Beilock’s previous research found that writing about anxieties reduced their burden, making them feel more manageable and freeing cognitive resources for the task at hand.
Pupils given a “reappraisal” intervention tried to turn their anxiety into excitement. They read a passage explaining that physiological arousal – a raised heartbeat and sweaty palms – is the body’s way of preparing for an important task, and that the energy can be harnessed for success. Then they summarised what they had read.
A third group of pupils got versions of both interventions, and the control group summarised a passage instructing them merely to ignore their stress.
The researchers found that lower-income pupils using any of the three interventions significantly improved exam scores, reducing their performance gap with higher-income pupils by nearly a third.
When they looked at Grade 9 science course results, the researchers found the interventions increased the pass rate for lower-income pupils from 61% to 82%.

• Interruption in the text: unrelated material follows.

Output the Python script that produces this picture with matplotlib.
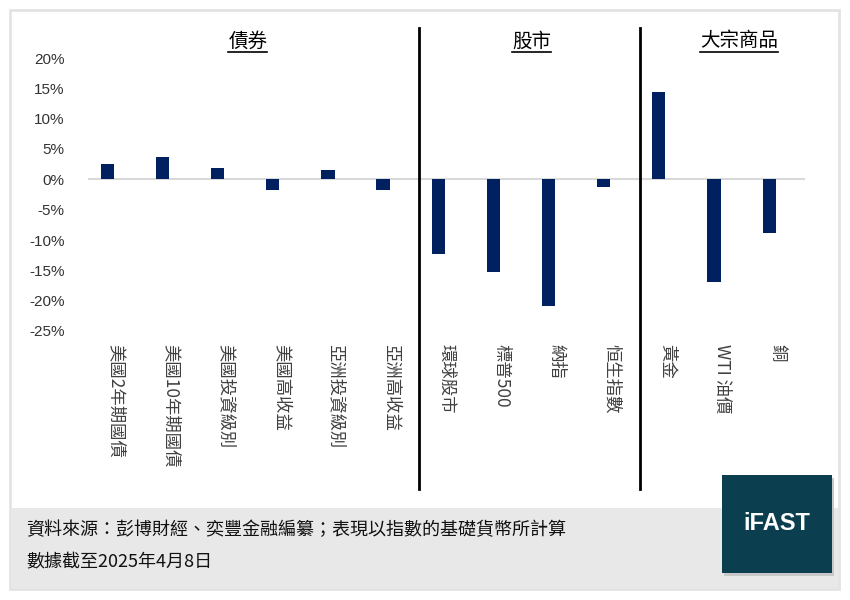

“We found that emotion regulation interventions reduced the substantial achievement gaps between higher-income and lower-income pupils on course-passing rate by more than half,” said Rozek.
“Pupils from higher-income backgrounds were more likely to hold the belief that a little stress during tests can be helpful for performance, while lower-income pupils were less likely to view exam stress as helpful – unless they completed the emotion regulation interventions.”
Beilock said brief emotion-regulation exercises, lasting 10 minutes twice a year, could dramatically reduce failure rates and were easily implemented on a large scale in a working school.